• [EXERCISE] Search the material below for the string "script" and extract each line that has it.
== DATA EXCERPTS ==
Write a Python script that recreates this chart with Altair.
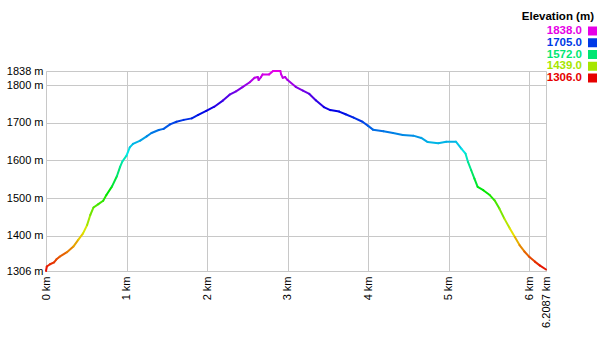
import altair as alt
import pandas as pd

dist_km = [0.00, 0.01, 0.05, 0.10, 0.13, 0.17, 0.26, 0.34, 0.40, 0.46,
           0.51, 0.55, 0.59, 0.65, 0.71, 0.75, 0.82, 0.88, 0.92, 0.95,
           1.00, 1.04, 1.08, 1.17, 1.25, 1.31, 1.40, 1.46, 1.54, 1.62,
           1.71, 1.81, 1.89, 1.99, 2.09, 2.20, 2.28, 2.36, 2.44, 2.53,
           2.59, 2.63, 2.64, 2.67, 2.69, 2.77, 2.82, 2.91, 2.92, 2.94,
           2.97, 3.00, 3.10, 3.19, 3.27, 3.35, 3.45, 3.53, 3.64, 3.72,
           3.82, 3.93, 4.00, 4.06, 4.19, 4.31, 4.43, 4.56, 4.66, 4.74,
           4.87, 4.97, 5.09, 5.16, 5.21, 5.24, 5.28, 5.32, 5.36, 5.43,
           5.51, 5.57, 5.63, 5.69, 5.76, 5.82, 5.88, 5.94, 6.00, 6.07,
           6.13, 6.2087]
elev_m = [1306, 1318, 1324, 1329, 1337, 1344, 1356, 1371, 1389, 1406,
          1428, 1455, 1475, 1484, 1493, 1508, 1531, 1558, 1583, 1598,
          1613, 1635, 1644, 1653, 1664, 1673, 1681, 1684, 1696, 1703,
          1708, 1712, 1721, 1732, 1743, 1760, 1775, 1784, 1795, 1808,
          1820, 1822, 1814, 1822, 1829, 1829, 1838, 1838, 1829, 1820,
          1822, 1814, 1796, 1786, 1777, 1760, 1742, 1734, 1730, 1723,
          1714, 1703, 1692, 1682, 1678, 1673, 1668, 1666, 1660, 1649,
          1646, 1650, 1650, 1631, 1618, 1596, 1574, 1552, 1530, 1521,
          1508, 1494, 1472, 1446, 1419, 1397, 1375, 1358, 1344, 1331,
          1321, 1310]

x_ticks = [0, 1, 2, 3, 4, 5, 6, 6.2087]
y_ticks = [1306, 1400, 1500, 1600, 1700, 1800, 1838]
legend_values = [1838.0, 1705.0, 1572.0, 1439.0, 1306.0]
legend_labels = ["1838.0", "1705.0", "1572.0", "1439.0", "1306.0"]
legend_colors = ["#e60000", "#a6e600", "#00e673", "#0039e6", "#e600e6"]
legend_title = "Elevation (m)"

FONT = "Liberation Sans"
GRID = "#c8c8c8"

seg = pd.DataFrame({
    "x": dist_km[:-1], "x2": dist_km[1:],
    "y": elev_m[:-1], "y2": elev_m[1:],
})
seg["mid"] = (seg["y"] + seg["y2"]) / 2

color_scale = alt.Scale(domain=[1306, 1439, 1572, 1705, 1838],
                        range=legend_colors, interpolate="hsl")

line = alt.Chart(seg).mark_rule(strokeWidth=2, strokeCap="round").encode(
    x=alt.X("x:Q", scale=alt.Scale(domain=[0, 6.2087], nice=False, zero=False),
            axis=alt.Axis(values=x_ticks, labelExpr="datum.value + ' km'",
                          labelAngle=270, title=None, ticks=False, domain=False,
                          gridColor=GRID, labelFont=FONT, labelFontSize=11,
                          labelColor="#000", labelPadding=5, labelOverlap=False,
                          labelFlush=False)),
    x2="x2:Q",
    y=alt.Y("y:Q", scale=alt.Scale(domain=[1306, 1838], nice=False, zero=False),
            axis=alt.Axis(values=y_ticks, labelExpr="datum.value + ' m'",
                          title=None, ticks=False, domain=False, gridColor=GRID,
                          labelFont=FONT, labelFontSize=11, labelColor="#000",
                          labelPadding=3, labelOverlap=False, labelFlush=False)),
    y2="y2:Q",
    color=alt.Color("mid:Q", scale=color_scale, legend=None),
)

leg = pd.DataFrame({"value": legend_values, "label": legend_labels})
leg_y = alt.Y("label:N", sort=legend_labels,
              scale=alt.Scale(type="point", domain=legend_labels, range=[-40, 7], padding=0),
              axis=None)

leg_text = alt.Chart(leg).mark_text(align="right", baseline="middle", font=FONT,
                                    fontSize=11.5, fontWeight="bold").encode(
    x=alt.value(536), y=leg_y, text="label:N",
    color=alt.Color("value:Q", scale=color_scale, legend=None),
)
leg_sq = alt.Chart(leg).mark_square(size=81, opacity=1).encode(
    x=alt.value(546.5), y=leg_y,
    color=alt.Color("value:Q", scale=color_scale, legend=None),
)
leg_title = alt.Chart(pd.DataFrame({"t": [legend_title]})).mark_text(
    align="right", baseline="middle", font=FONT, fontSize=11.5, fontWeight="bold",
    color="#000").encode(x=alt.value(548), y=alt.value(-54), text="t:N")

chart = alt.layer(line, leg_text, leg_sq, leg_title).resolve_scale(
    y="independent"
).properties(
    width=500, height=200,
    autosize=alt.AutoSizeParams(type="none"),
    padding={"left": 46, "top": 71, "right": 54, "bottom": 75},
).configure_view(stroke=None).configure(background="white")

chart.save("out.html", embed_options={"renderer": "svg", "actions": False})
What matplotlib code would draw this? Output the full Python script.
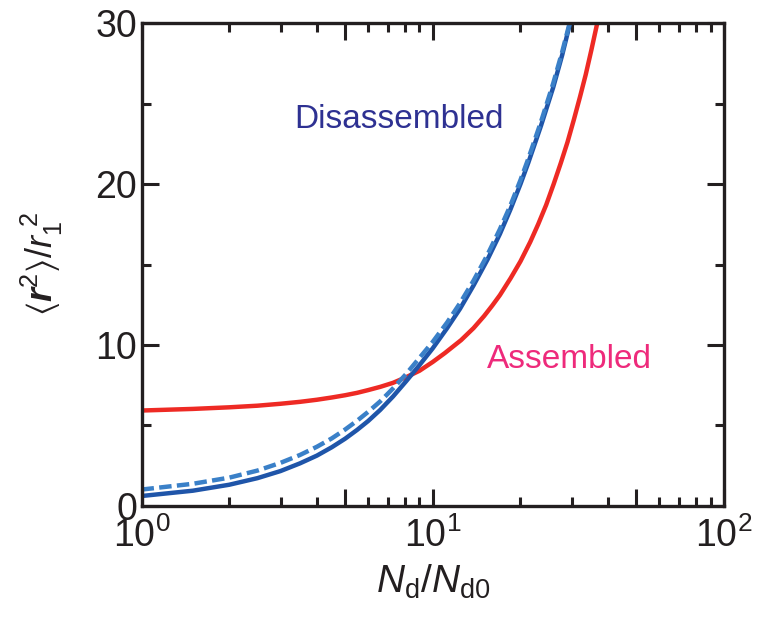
import numpy as np
import matplotlib
matplotlib.use("Agg")
import matplotlib.pyplot as plt
from matplotlib.ticker import FixedLocator, FixedFormatter, NullFormatter

plt.rcParams['font.family'] = ['Liberation Sans', 'DejaVu Sans']
plt.rcParams['mathtext.fontset'] = 'custom'
plt.rcParams['mathtext.rm'] = 'Liberation Sans'
plt.rcParams['mathtext.it'] = 'Liberation Sans:italic'
plt.rcParams['mathtext.bf'] = 'Liberation Sans:bold'
plt.rcParams['mathtext.bfit'] = 'Liberation Sans:bold:italic'
plt.rcParams['mathtext.default'] = 'regular'

# values
x_dis = [1, 1.5, 2, 2.5, 3, 3.5, 4, 4.5, 5, 5.5, 6, 6.6, 7.3, 8.1, 9, 10, 11.2, 12.4,
         13.8, 15.4, 17, 18.5, 20, 21.3, 23.5, 25.9, 27.8, 29.6]
y_dis = [0.62, 0.95, 1.32, 1.73, 2.17, 2.65, 3.13, 3.65, 4.18, 4.73, 5.28, 5.97, 6.8, 7.75, 8.75, 9.8,
         11.05, 12.25, 13.7, 15.3, 16.9, 18.45, 20.0, 21.35, 23.6, 26.0, 28.0, 30.0]

x_dis2 = [1, 1.5, 2, 2.5, 3, 3.5, 4, 4.5, 5, 5.5, 6, 6.6, 7.3, 8.1, 9, 10, 11.2, 12.4,
          13.8, 15.4, 17, 18.5, 20, 21.3, 23.5, 25.9, 27.8, 29.5]
y_dis2 = [1.02, 1.38, 1.76, 2.2, 2.68, 3.17, 3.68, 4.2, 4.75, 5.3, 5.85, 6.5, 7.3, 8.2, 9.2, 10.2,
          11.4, 12.6, 14.0, 15.6, 17.2, 18.7, 20.25, 21.6, 23.85, 26.25, 28.2, 30.0]

x_asm = [1, 1.5, 2, 2.5, 3, 3.5, 4, 4.5, 5, 5.5, 6, 6.6, 7.3, 8.1, 9, 10, 11, 12.5, 13.8, 15,
         16, 17, 18.5, 20, 21.6, 23, 24.5, 26, 27.5, 29, 30.5, 32, 33.5, 35, 36.7]
y_asm = [5.93, 6.03, 6.13, 6.23, 6.35, 6.47, 6.6, 6.74, 6.88, 7.03, 7.2, 7.4, 7.65, 8.0, 8.4, 8.95,
         9.5, 10.3, 11.05, 11.8, 12.45, 13.1, 14.15, 15.2, 16.4, 17.5, 18.7, 20.0, 21.3, 22.6,
         24.0, 25.4, 26.8, 28.3, 30.0]

fig = plt.figure(figsize=(7.63, 6.22), dpi=100)
ax = fig.add_axes([0.1855, 0.1865, 0.7635, 0.7765])

ax.plot(x_asm, y_asm, color='#EE2A24', lw=3.2, solid_capstyle='butt', solid_joinstyle='round')
ax.plot(x_dis, y_dis, color='#1F55A9', lw=3.2, solid_capstyle='butt', solid_joinstyle='round')
ax.plot(x_dis2, y_dis2, color='#3A80C8', lw=3.2, dashes=(2.8, 1.2), dash_capstyle='butt')

ax.set_xscale('log')
ax.set_xlim(1, 100)
ax.set_ylim(0, 30)

ax.xaxis.set_major_locator(FixedLocator([1, 5, 10, 50, 100]))
ax.xaxis.set_major_formatter(FixedFormatter([r'$10^{0}$', '', r'$10^{1}$', '', r'$10^{2}$']))
ax.xaxis.set_minor_locator(FixedLocator([2, 3, 4, 6, 7, 8, 9, 20, 30, 40, 60, 70, 80, 90]))
ax.xaxis.set_minor_formatter(NullFormatter())
ax.set_yticks([0, 10, 20, 30])
ax.set_yticks([5, 15, 25], minor=True)

ax.tick_params(which='both', direction='in', top=True, right=True, width=2.2,
               color='#231F20', labelsize=27, labelcolor='#231F20')
ax.tick_params(which='major', length=12)
ax.tick_params(which='minor', length=6.5)
ax.tick_params(axis='y', pad=3)
ax.tick_params(axis='x', pad=8)
for s in ax.spines.values():
    s.set_linewidth(2.4)
    s.set_color('#231F20')

ax.set_xlabel(r'$\mathit{N}_{\mathrm{d}}/\mathit{N}_{\mathrm{d0}}$', fontsize=28,
              color='#231F20', labelpad=6)
ax.set_ylabel(r'$\langle \mathbfit{r}^{2}\rangle / \mathit{r}_{1}^{\ 2}$', fontsize=26,
              color='#231F20', labelpad=22)

ax.text(0.263, 0.80, 'Disassembled', transform=ax.transAxes, fontsize=24,
        color='#2E3192', va='center')
ax.text(0.593, 0.304, 'Assembled', transform=ax.transAxes, fontsize=24,
        color='#EE2A7B', va='center')

fig.savefig('out.png', dpi=100)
===
• [THE SOLUTION]
Write a Python script that recreates this chart with Altair.
What matplotlib code would draw this? Output the full Python script.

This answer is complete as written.